Generally the box and whisker plots of figures 1-4 show that for each of the individual effectors, responses to the majority of clinical situations are concentrated at the upper end of the scale. This reflects the nature of the clinical situations appearing in the list, which are all relatively urgent and likely to lead to death if not corrected. The effectors with the highest dynamic range are severity and anxiety. However, the Friedman Rankings, shown in figures 5-8 demonstrate that all four are capable of forming the basis of sensitive scales.

Figure 3

Figure 1 Severity of situation

Figure 4

Figure 2 Anxiety experienced

Figure 5

Figure 3 Urgency of response required

Figure 6

Figure 4 Attention required

Figure 7

Figure 5 Friedman rank severity of situation

Figure 8

Figure 6 Friedman rank anxiety experienced

Figure 9

Figure 7 Friedman rank urgency of response required

Figure 10

Figure 8 Friedman rank attention required

There is evidence of a positive linear relationship for all six pairings. This is strongest in the ‘severity and anxiety’, and the ‘urgency and attention’ pairings, which have R2 values of 0.904 and 0.896 respectively. This association is reinforced by the results shown in table 1, which shows the matrix of Kendall’s Tau-b correlation coefficients for each situation and each pairing. For the majority of situations, the strongest relationship as indicated by the magnitude of the coefficients is urgency and attention, followed by severity and anxiety. We would suggest that effectively the urgency and attention, and severity and anxiety scales are not truly independent, and that they measure the same effects on anaesthetist response.

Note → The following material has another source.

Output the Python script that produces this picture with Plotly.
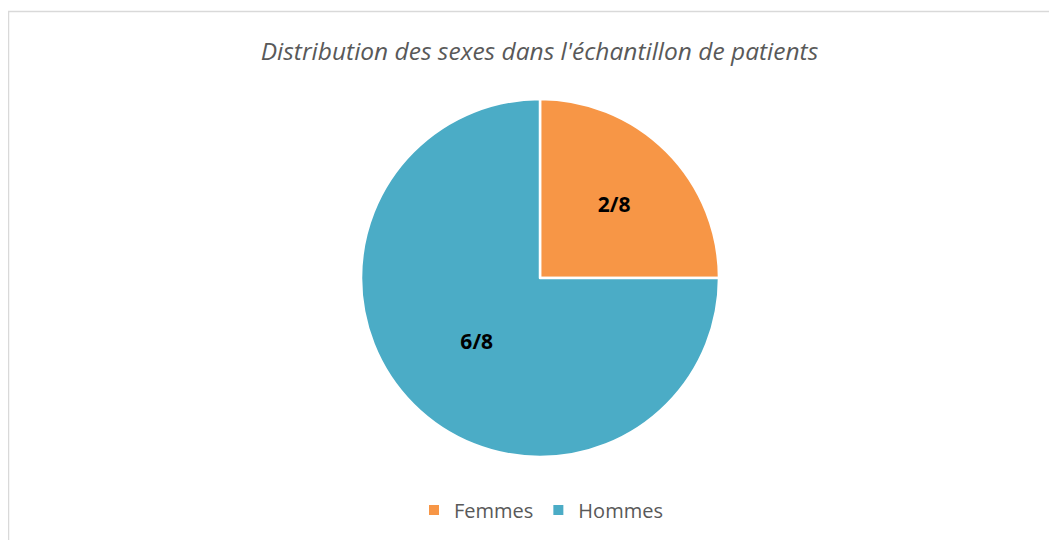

Deriving the ORS proved very difficult. The Australian Incident Monitoring Study gave details of critical incident reports on 18 out of the 25 situations included in the final version of the questionnaire, although these were in different sub-groups of the study. Careful examination of the size of each sub-group used was employed to ensure that the rates of incident reporting for each situation were adjusted properly and that the incidents reported were for patients in the ASA I-II category specified by the questionnaire. The study also gave death rates within the situations for those situations where death occurred. Incident reporting studies do not normally report the total number of anaesthetics that given during the period of study. So to derive an estimate of the number of situations expected per million anaesthetics, the rates in the incident study were adjusted appropriately, to give an overall death rate for the Australian study equal to the often quoted CEPOD derived rate of death from critical incidents in anaesthesia of 1:100,000. This adjustment allowed the combination of the Australian data with the CEPOD data on the same basis, i.e. number of occurrences per million anaesthetics of ASA I-II patients. Where more than one estimate of occurrence rate for a situation was available, a mean was taken. Appearance of a situation in the CEPOD report was deemed to be evidence that the worst-case outcome of the situation, in the terms of the questionnaire, was death. This applied to 17 out of the 18 situations for which an estimate of likelihood of occurrence could be derived. The only exception was ‘profound bradycardia’, where the reported estimate of Wang and Hagerdal (₁₇) most closely matched the questionnaire grading of ‘potentially permanent but not disabling damage’. Multiplying the score from the grades from the questionnaire (i.e. 1-6) for severity of worst case outcome, with the estimate of likelihood of occurrence per million anaesthetics, gave a risk score.

It is clear from this part of the study that the subjective assessment of severity by anaesthetists is reasonably consistent. However, deriving what we hoped was going to be an objective risk score proved difficult. The lack of a statistically significant correlation between the subjective effector and the calculated objective risk suggests that either the subjective scales bear little or no relation to the real risk for a given incident, or that the estimates of the likelihood of the situations occurring cannot be reliably obtained from the data presented in the literature. Before a judgment between these two interpretations can be made, it is clear that a separate study needs to be performed to establish the incidence of these situations in real life.